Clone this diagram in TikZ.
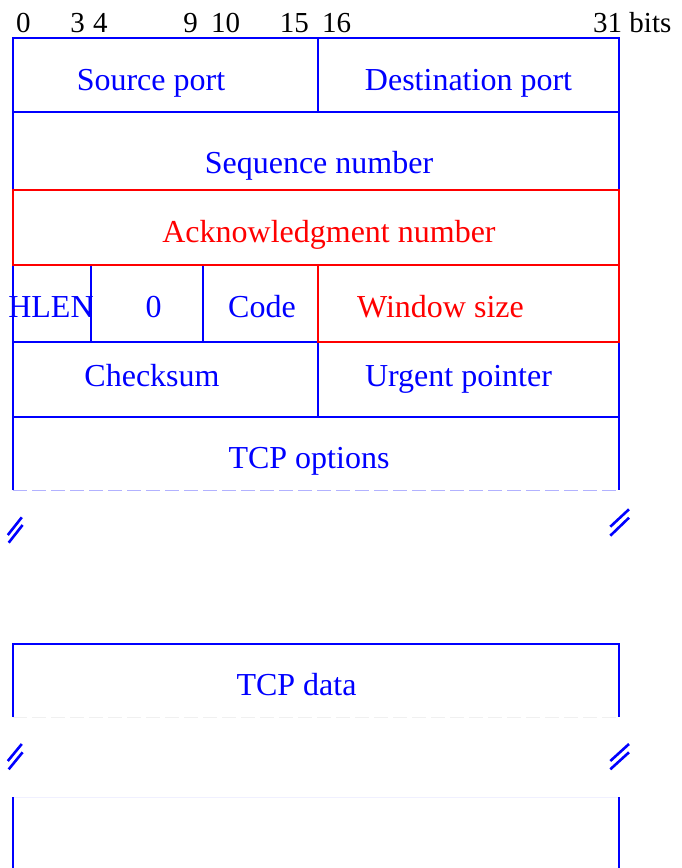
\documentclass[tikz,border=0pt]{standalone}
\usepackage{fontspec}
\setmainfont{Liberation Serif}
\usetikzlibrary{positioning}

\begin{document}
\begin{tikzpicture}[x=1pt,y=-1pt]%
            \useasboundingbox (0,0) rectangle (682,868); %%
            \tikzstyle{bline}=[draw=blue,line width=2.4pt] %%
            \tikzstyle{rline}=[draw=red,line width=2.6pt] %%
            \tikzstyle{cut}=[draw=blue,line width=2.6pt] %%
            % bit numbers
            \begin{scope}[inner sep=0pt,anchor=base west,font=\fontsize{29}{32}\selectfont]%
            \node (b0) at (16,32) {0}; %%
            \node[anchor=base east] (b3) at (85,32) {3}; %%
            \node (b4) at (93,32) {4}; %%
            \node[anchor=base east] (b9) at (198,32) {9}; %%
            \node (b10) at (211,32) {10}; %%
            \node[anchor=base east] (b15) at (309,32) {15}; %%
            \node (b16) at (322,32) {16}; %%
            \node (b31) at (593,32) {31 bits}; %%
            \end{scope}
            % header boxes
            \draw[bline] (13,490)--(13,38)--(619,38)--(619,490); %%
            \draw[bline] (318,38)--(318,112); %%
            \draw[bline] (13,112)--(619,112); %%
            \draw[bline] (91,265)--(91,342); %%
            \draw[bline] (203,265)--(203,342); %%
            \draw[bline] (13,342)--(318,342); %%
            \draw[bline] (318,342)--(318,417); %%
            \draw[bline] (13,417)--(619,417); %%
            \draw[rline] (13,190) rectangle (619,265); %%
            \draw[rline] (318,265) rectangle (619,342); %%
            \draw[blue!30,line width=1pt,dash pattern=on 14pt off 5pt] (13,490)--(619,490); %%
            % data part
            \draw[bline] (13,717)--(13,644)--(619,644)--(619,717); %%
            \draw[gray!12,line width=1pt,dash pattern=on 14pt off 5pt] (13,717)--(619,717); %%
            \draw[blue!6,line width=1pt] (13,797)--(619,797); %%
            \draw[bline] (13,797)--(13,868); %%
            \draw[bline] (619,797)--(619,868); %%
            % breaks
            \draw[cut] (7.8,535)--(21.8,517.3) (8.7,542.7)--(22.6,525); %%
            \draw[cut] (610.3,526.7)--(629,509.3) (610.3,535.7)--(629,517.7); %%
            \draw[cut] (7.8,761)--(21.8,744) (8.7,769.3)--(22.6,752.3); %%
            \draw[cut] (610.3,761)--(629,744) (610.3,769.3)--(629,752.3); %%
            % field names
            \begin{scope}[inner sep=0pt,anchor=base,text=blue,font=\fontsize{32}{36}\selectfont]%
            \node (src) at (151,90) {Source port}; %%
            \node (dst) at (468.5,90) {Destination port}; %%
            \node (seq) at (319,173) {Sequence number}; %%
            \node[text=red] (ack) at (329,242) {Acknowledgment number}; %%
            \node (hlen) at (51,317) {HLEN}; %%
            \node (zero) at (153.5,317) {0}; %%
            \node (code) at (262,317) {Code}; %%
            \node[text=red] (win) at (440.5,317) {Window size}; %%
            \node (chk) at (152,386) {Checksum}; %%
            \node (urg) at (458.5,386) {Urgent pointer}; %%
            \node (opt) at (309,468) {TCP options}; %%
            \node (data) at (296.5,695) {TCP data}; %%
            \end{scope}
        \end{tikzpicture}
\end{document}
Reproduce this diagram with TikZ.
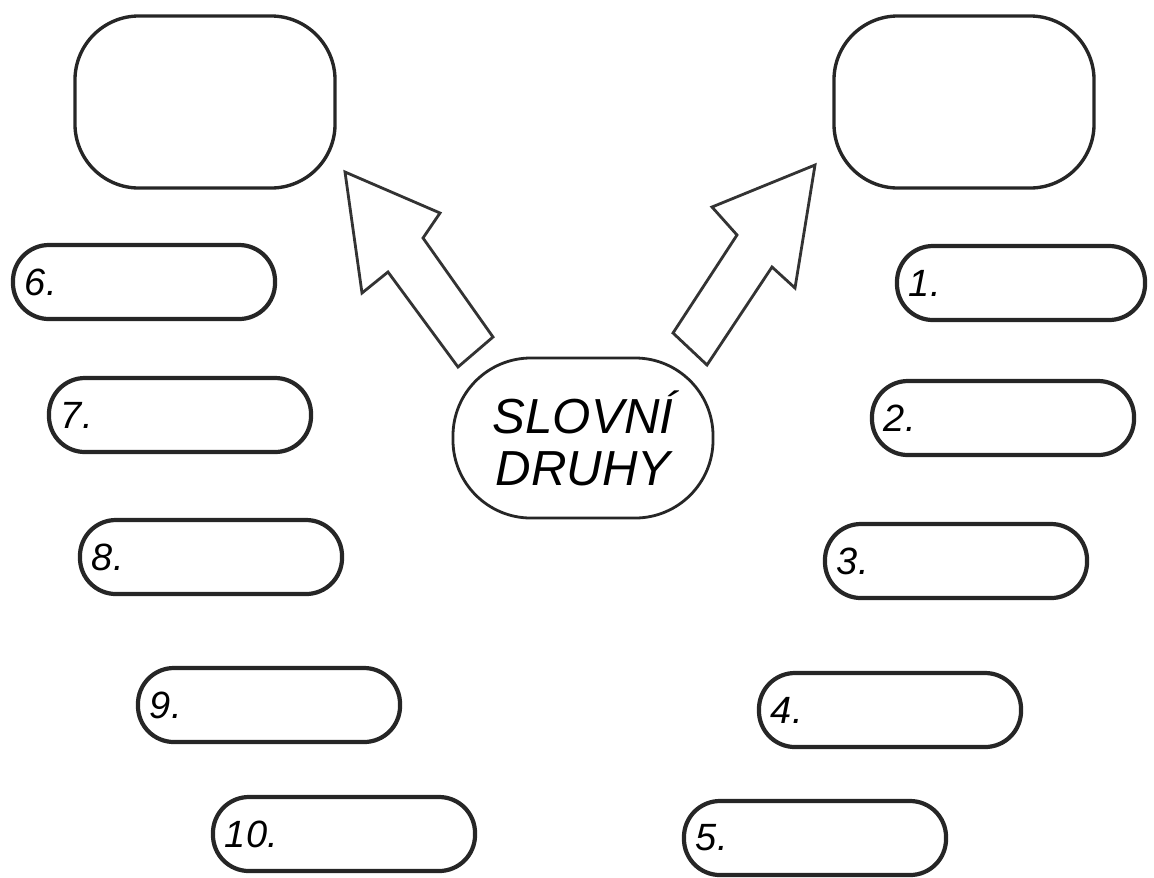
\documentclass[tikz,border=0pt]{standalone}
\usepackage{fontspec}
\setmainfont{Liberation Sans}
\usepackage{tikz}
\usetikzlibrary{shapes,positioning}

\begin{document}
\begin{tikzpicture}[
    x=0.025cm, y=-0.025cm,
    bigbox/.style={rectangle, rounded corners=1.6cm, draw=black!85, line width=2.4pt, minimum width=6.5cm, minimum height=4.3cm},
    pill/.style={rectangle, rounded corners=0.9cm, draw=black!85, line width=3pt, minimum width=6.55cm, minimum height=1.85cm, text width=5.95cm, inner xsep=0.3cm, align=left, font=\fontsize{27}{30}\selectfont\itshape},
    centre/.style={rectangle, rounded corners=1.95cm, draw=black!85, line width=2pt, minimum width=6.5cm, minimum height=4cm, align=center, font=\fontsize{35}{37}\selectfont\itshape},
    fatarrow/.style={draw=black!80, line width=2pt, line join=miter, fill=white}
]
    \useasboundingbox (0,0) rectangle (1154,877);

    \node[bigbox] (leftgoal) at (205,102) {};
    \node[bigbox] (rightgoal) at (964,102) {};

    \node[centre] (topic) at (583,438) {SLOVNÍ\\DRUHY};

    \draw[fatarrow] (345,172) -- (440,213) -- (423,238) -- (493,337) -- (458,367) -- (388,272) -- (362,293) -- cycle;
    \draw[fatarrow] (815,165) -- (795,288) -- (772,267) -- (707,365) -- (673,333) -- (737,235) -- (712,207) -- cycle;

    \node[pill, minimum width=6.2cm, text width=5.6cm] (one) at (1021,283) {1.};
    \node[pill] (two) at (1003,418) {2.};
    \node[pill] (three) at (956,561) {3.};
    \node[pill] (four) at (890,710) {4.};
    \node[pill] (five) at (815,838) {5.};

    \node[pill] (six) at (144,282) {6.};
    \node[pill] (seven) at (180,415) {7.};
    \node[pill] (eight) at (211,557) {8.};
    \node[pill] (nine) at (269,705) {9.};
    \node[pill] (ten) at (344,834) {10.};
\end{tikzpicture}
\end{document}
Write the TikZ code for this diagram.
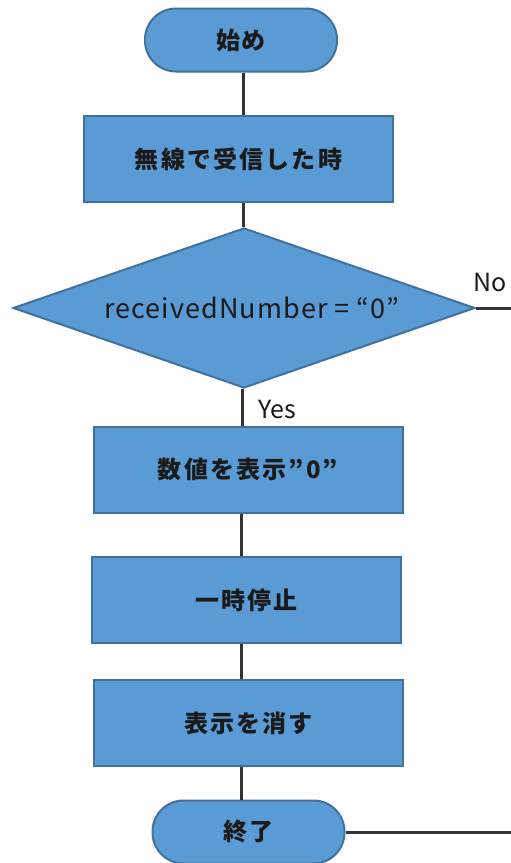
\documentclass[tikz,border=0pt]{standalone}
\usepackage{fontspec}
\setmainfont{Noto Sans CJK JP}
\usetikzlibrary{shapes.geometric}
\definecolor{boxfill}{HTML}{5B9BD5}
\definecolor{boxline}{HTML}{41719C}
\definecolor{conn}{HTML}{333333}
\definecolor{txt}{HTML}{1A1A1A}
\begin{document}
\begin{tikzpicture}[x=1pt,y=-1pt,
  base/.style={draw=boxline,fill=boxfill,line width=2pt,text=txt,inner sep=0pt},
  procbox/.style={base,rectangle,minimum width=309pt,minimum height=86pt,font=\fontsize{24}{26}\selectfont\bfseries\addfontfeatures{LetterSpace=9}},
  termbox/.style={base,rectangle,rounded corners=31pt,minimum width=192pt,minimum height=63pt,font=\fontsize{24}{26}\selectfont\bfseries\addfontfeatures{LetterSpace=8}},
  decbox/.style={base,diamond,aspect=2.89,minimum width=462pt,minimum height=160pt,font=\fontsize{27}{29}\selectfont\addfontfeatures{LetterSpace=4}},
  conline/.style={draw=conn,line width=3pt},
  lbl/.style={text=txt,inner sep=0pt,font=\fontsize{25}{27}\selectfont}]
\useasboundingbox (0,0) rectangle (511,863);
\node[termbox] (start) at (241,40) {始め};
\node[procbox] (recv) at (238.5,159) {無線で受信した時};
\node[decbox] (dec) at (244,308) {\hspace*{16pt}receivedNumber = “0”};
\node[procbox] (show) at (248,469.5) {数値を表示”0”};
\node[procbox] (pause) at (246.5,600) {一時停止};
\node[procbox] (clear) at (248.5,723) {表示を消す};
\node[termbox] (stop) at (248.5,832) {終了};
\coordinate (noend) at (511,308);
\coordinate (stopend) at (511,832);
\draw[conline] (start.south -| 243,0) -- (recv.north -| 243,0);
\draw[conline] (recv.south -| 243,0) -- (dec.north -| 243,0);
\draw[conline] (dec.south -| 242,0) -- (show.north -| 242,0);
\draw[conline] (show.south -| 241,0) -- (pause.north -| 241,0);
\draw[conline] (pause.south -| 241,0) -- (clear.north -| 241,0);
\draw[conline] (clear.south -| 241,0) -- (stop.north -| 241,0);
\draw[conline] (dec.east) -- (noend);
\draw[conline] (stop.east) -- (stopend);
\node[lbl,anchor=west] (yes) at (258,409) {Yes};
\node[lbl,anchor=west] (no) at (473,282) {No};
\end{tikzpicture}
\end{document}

Problem: Pick out the lines above containing the word "code", then copy them.

Full output:
            \node (code) at (262,317) {Code}; %%
Write the TikZ code for this diagram.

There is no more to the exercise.